Erik: My favorite post of the past year is What Makes a Fantasy World Feel European?, in which I tried to dig into some of the deeper elements of worldbuilding that keep imagined worlds tied to European models, even when some of the surface details are changed up. There is a great deal more that could be said on this subject, but I think the pattern I explored of cultural and economic integration combined with political fragmentation is useful for us to keep in mind when reading, writing, or thinking about secondary-world fantasy fiction.

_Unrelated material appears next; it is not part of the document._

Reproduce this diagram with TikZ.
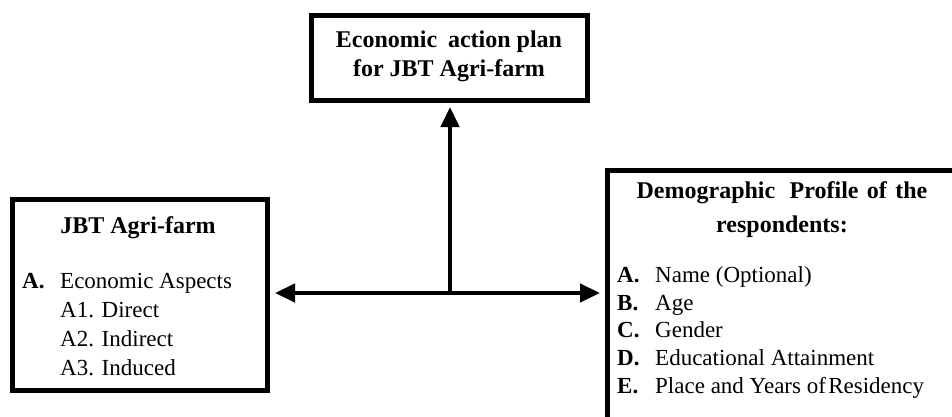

Eppu: Like last year, I have a tie again. Firstly, Good Night, Cassini, Good Work, I’ll Most Likely Kill You in the Morning, for I continue to be flabbergasted over the amazing photos sent by the Cassini mission to Saturn. Secondly—and, interestingly, completely at the other end of human history—is the Ancient Clay Cup Animation of a scene laid out on a clay cup at the Bronze Age site of Shahr-e Sūkhté (or Shahr-e Sukhteh) in Sistan, southeastern Iran.

A Trio of Heroes

(a favorite geeky thing that happened this year)

Eppu: Black Panther the movie! It was visually beautiful and skillfully constructed (both storywise and with respect to the effects), but the absolute best thing about it was the humanity in the story. Like Erik said in our random thoughts post, “Black Panther feels like the movie we most need in 2018: a meditation on the temptations of division, resentment, and revenge and the hard choice of embracing a flawed and fractured world with hope.” Plus so. Many. Awesome. Women!

Erik: Superheroes aren’t just for white men any more. Although there have been non-white- and female-led superhero movies in the past, as aficionados will eagerly point out, the past year has felt like a corner being finally turned. Wonder Woman, Thor:Ragnarok, and Black Panther all showed that getting people who aren’t white and male into significant roles in front of and behind the camera can lead to superhero movies that are both artistically awesome and financially successful, and the follow-up to Infinity War looks set to hand the massive Marvel Cinematic Universe over to a cast that is, at the least, a bit less overwhelmingly white and male than we’ve had so far. We haven’t reached anything like parity yet, but this past year was a good step.